Version control is great. However, it is something I have to actively think about. If I am writing code, I can find points when I have finished a task and am ready to commit it in. But I have a different frame of mind while doing exploratory model fitting.

Saving the models and results

When I am playing with an idea, I’d rather spend those brain cycles on improving the model or tweaking parameters. And perhaps it is just me, but training models to fit data seems like a separate realm of thought, where version control just doesn’t seem to fit. Checking in the models feels akin to adding binaries to the source control: a bit icky.

Also, these each of these models can take a long time to train. So I do want to at least persist them to disk; I have accidentally killed my share of Python processes and screens with the model results still stores in variables.

Pickling takes care of the serialization. The only missing bit is coming up with filenames.

Hardest problem in CS

Naming things is one of the two (or three?) hardest problems in Computer Science.

These are the approaches that sprang to my mind:

Use a static file name

This means that only the most recent model is saved while all history is lost. This can also get tricky if you train different models in parallel (one model will win in writing the file).

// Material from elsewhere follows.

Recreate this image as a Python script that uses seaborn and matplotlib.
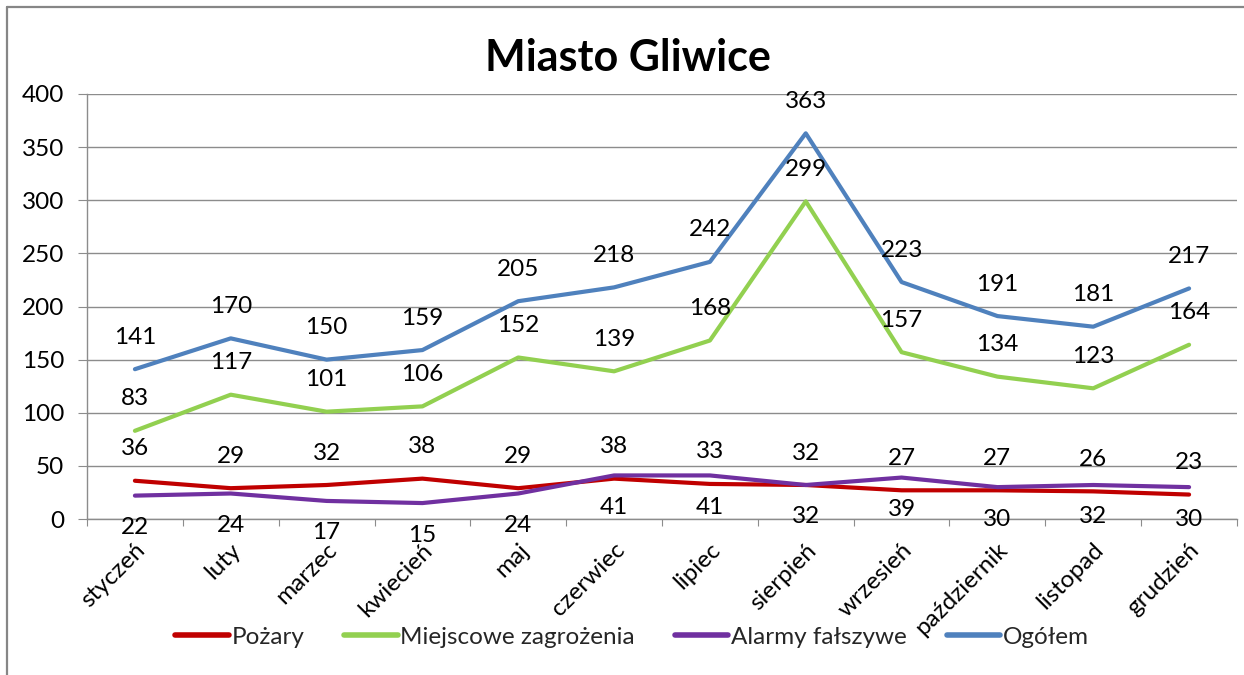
import numpy as np
import pandas as pd
import seaborn as sns
import matplotlib
matplotlib.use("Agg")
import matplotlib.pyplot as plt
import matplotlib.transforms as mtransforms
from matplotlib.lines import Line2D

# Monthly incident counts
months = ["styczeń", "luty", "marzec", "kwiecień", "maj", "czerwiec",
          "lipiec", "sierpień", "wrzesień", "październik", "listopad", "grudzień"]
pozary = [36, 29, 32, 38, 29, 38, 33, 32, 27, 27, 26, 23]
miejscowe = [83, 117, 101, 106, 152, 139, 168, 299, 157, 134, 123, 164]
alarmy = [22, 24, 17, 15, 24, 41, 41, 32, 39, 30, 32, 30]
ogolem = [141, 170, 150, 159, 205, 218, 242, 363, 223, 191, 181, 217]

series_names = ["Pożary", "Miejscowe zagrożenia", "Alarmy fałszywe", "Ogółem"]
series_values = [pozary, miejscowe, alarmy, ogolem]
colors = ["#C00000", "#92D050", "#7030A0", "#4F81BD"]
label_side = [1, 1, -1, 1]  # +1 label above the point, -1 below

sns.set_theme(style="white")
plt.rcParams["font.family"] = ["Lato", "DejaVu Sans"]

FS = 17.5

df = pd.concat(
    [pd.DataFrame({"idx": np.arange(len(months)), "value": vals, "series": name})
     for name, vals in zip(series_names, series_values)],
    ignore_index=True,
)

W, H = 1244, 675
fig = plt.figure(figsize=(W / 100, H / 100), dpi=100)
ax = fig.add_axes([87 / W, 1 - 519 / H, (1237 - 87) / W, (519 - 94) / H])

sns.lineplot(data=df, x="idx", y="value", hue="series", hue_order=series_names,
             palette=colors, linewidth=3.0, sort=False, legend=False, ax=ax,
             solid_capstyle="round")

ax.set_xlim(-0.5, len(months) - 0.5)
ax.set_ylim(0, 400)
ax.set_yticks(np.arange(0, 401, 50))
ax.yaxis.grid(True, color="#8C8C8C", linewidth=1.0)
ax.set_axisbelow(True)
ax.set_xlabel("")
ax.set_ylabel("")

for side in ["top", "right"]:
    ax.spines[side].set_visible(False)
for side in ["left", "bottom"]:
    ax.spines[side].set_color("#8C8C8C")
    ax.spines[side].set_linewidth(1.0)

ax.tick_params(axis="y", which="major", left=True, length=6.5, width=0.8,
               color="#8C8C8C", pad=10, labelsize=FS, labelcolor="#000000")

# Category labels at the centres, tick marks on the boundaries
ax.set_xticks(np.arange(len(months)))
ax.set_xticklabels(months, rotation=45, ha="right", va="center",
                   rotation_mode="anchor", fontsize=FS, color="#000000")
ax.set_xticks(np.arange(-0.5, len(months)), minor=True)
ax.tick_params(axis="x", which="major", bottom=True, length=0, pad=20)
ax.tick_params(axis="x", which="minor", bottom=True, length=5, width=0.8,
               color="#8C8C8C")
shift = mtransforms.ScaledTranslation(7 / 100, 0, fig.dpi_scale_trans)
for lab in ax.get_xticklabels():
    lab.set_transform(lab.get_transform() + shift)

# Value labels
for vals, sgn in zip(series_values, label_side):
    for i, v in enumerate(vals):
        ax.annotate(str(v), (i, v), xytext=(0, 23 * sgn), textcoords="offset points",
                    ha="center", va="center", fontsize=FS, color="#000000")

fig.text(628 / W, 1 - 58 / H, "Miasto Gliwice", ha="center", va="center",
         fontsize=31, fontweight="bold", color="#000000")

handles = [Line2D([], [], color=c, linewidth=4.0, solid_capstyle="round")
           for c in colors]
fig.legend(handles, series_names, loc="center", bbox_to_anchor=(632 / W, 1 - 637 / H),
           ncol=4, frameon=False, fontsize=FS, handlelength=2.2, handletextpad=0.1,
           columnspacing=1.65)

# Outer chart frame
frame_kw = dict(color="#868686", linewidth=1.6, transform=fig.transFigure)
fig.add_artist(Line2D([7 / W, 7 / W], [1 - 7 / H, 0], **frame_kw))
fig.add_artist(Line2D([7 / W, 1], [1 - 7 / H, 1 - 7 / H], **frame_kw))

fig.savefig("out.png", dpi=100)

Use model parameters in the filename

This feels intuitive until you add/remove parameters and noise in the filenames can come back to bite you.

Use a GUID!

They are incomprehensible and noisy. Also, it is impossible to tell from the filename which files are the most recent ones.

Use the pid

pid can be reused and it stays the same during a single interactive session. Hence, the files get overwritten anyway. Moreover, there is no sense of sequence in the names here either.

Endgame: seqfile

Finally, I wrote seqfile to solve the problem for me. It is a python library which can generate sequential filenames from a template. It takes care to ensure that it succeeded in creating a file before returning it to the process to ensure no two processes accidentally end up writing to the same file. If used with prefix and suffix options, it is smart about jumping over gaps in the sequence. However, if the filenames are more nuanced, then a function can be supplied to generate the filenames as well.

# pip install seqfile
# Assume files "./a.0.txt" and "./a.3.txt" exist.
>> import seqfile as S

# Providing prefix and suffix finds the next file in the sequence
# ignoring any gaps
>> S.findNextFile('.', prefix='a.', suffix='.txt')
'./a.4.txt'

# Providing a file name generator as fnameGen produces the first file
# which it was successful in creating.
>> S.findNextFile('.', fnameGen=lambda x: 'a.' + str(x) + '.txt')
'./a.1.txt'

The API was inspired by the tempfile library.

At the end of my script, I use the following snippet:

# my_models.py
import seqfile as S
fName = S.findNextFile('.', prefix='mdl.', suffix='.cPickle', base=1)
print '*** Saving model to file: {}'.format(fName)
cPickle.dump(modelResultAndParams, file(fName, 'w'))

Thereafter, I keep changing the parameters code and re-running the analysis on ipython:

In [42]: run -i my_models.py

This keeps saving my models as I tweak the parameters in the script, even if I run them in parallel across different screens.

The package is available on PyPi and the source code is available on Github: musically-ut/seqfile. It has 100% test coverage and is verified to run on all major OSes.

BuildStatus BuildStatusWin Coverage

Caveat

The O_CREAT | O_EXCL trick used in this library to create files may fail on old Linux kernels while writing to NFS.